Oil & Gas

Oil & Gas

On-Shore, Developmental, Multi-well Programs

Demand for Oil and Gas

Most people think energy when they hear the words Oil and Gas. However, the uses of hydrocarbons go far beyond supplying energy. Water bottles, tires for your cars, and tupperware for your kitchen, are all made from processed crude oil. The extensive uses of this natural resource make it a product whose demand is likely to remain high for a very long period of time. Adding to this demand are the emerging economies of two of the world’s most populated countries, China and India, which need massive amounts of energy to expand.

Demand vs. SupplyDevelopmental vs. Exploratory Drilling

There are two main types of Oil & Gas investments. Exploratory consists of searching for new reserves in unproven areas. The risks associated with this type of drilling are quite high, but so are the rewards. We prefer to recommend a more conservative type called Developmental Drilling. Developmental Drilling involves the rebuilding of pumps and machinery, and drilling new wells near sites of existing production. Many of the wells eligible for a Developmental program were constructed over 30 years ago, and considerable alterations can be made to increase current production. Developmental drilling goes after proven reserves with improved technology.
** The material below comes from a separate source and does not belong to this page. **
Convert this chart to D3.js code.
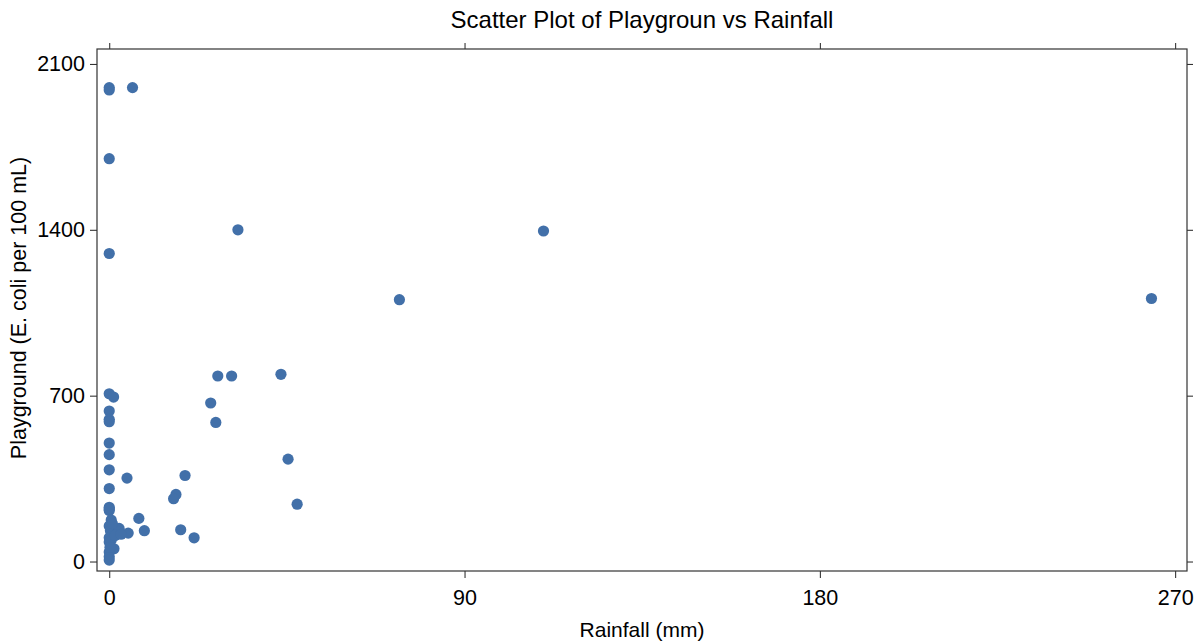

Benefits of Owning Oil & Gas Investments

Investing in Oil & Gas adds a hard asset to your portfolio that could provide immediate cash flow. It is also a great investment to add diversification within your portfolio. An Oil & Gas investment can help a portfolio during inflationary times, as the prices of Oil & Gas tend to increase with inflation. Beyond diversification and potential cash flow, the year in which you invest in Oil & Gas opens you up to tax advantages. RAM Financial Group does not give tax or legal advice, and you should always consult with your accountant to be certain, but a brief description of the tax benefits is listed below.:

  • Intangible Drilling Costs (IDCs) – IDCs include wages, fuel, repairs, hauling, and supplies related to drilling wells and preparing wells for production. The costs of these activities can account for nearly all of your investment, and will offset current income. This benefit is extremely helpful for those that may have received a large cash distribution and would like to lessen their tax burden while gaining potential future and immediate cash flows.
  • Depletion Allowance – Because Oil & Gas are natural resources that have a limited supply, the government incentivizes potential investors by applying the Depletion Allowance to offset taxes from potential cash flow.
  • Depreciation Allowance – Because of the nature of tangible assets and their depreciating nature, the government allows you to write a depreciation allowance against any income you receive from the drilling program.

Location

Almost all of our Oil & Gas investments are onshore in the United States. The programs we use primarily drill in Texas, Oklahoma, Louisiana, and Indiana.

Structure of the Investment

The programs we recommend are usually structured as a Limited Partnership. No investments will ever be offered without a prospectus or private placement memorandum which outlines the details of the investment. When your dollars are invested into a limited partnership, the general partner, or sponsor, makes all the business decisions on behalf of you and the other investors called limited partners. The capital raised by the partnership is used to lease mineral rights for approximately 15 to 40 wells, and to operate, repair, update, and replace existing equipment.

After the rights have been attained, drilling and production should begin. You can earn cash flow (if any) from existing wells and share in expenses each month per well (based on your proportionate ownership of the program).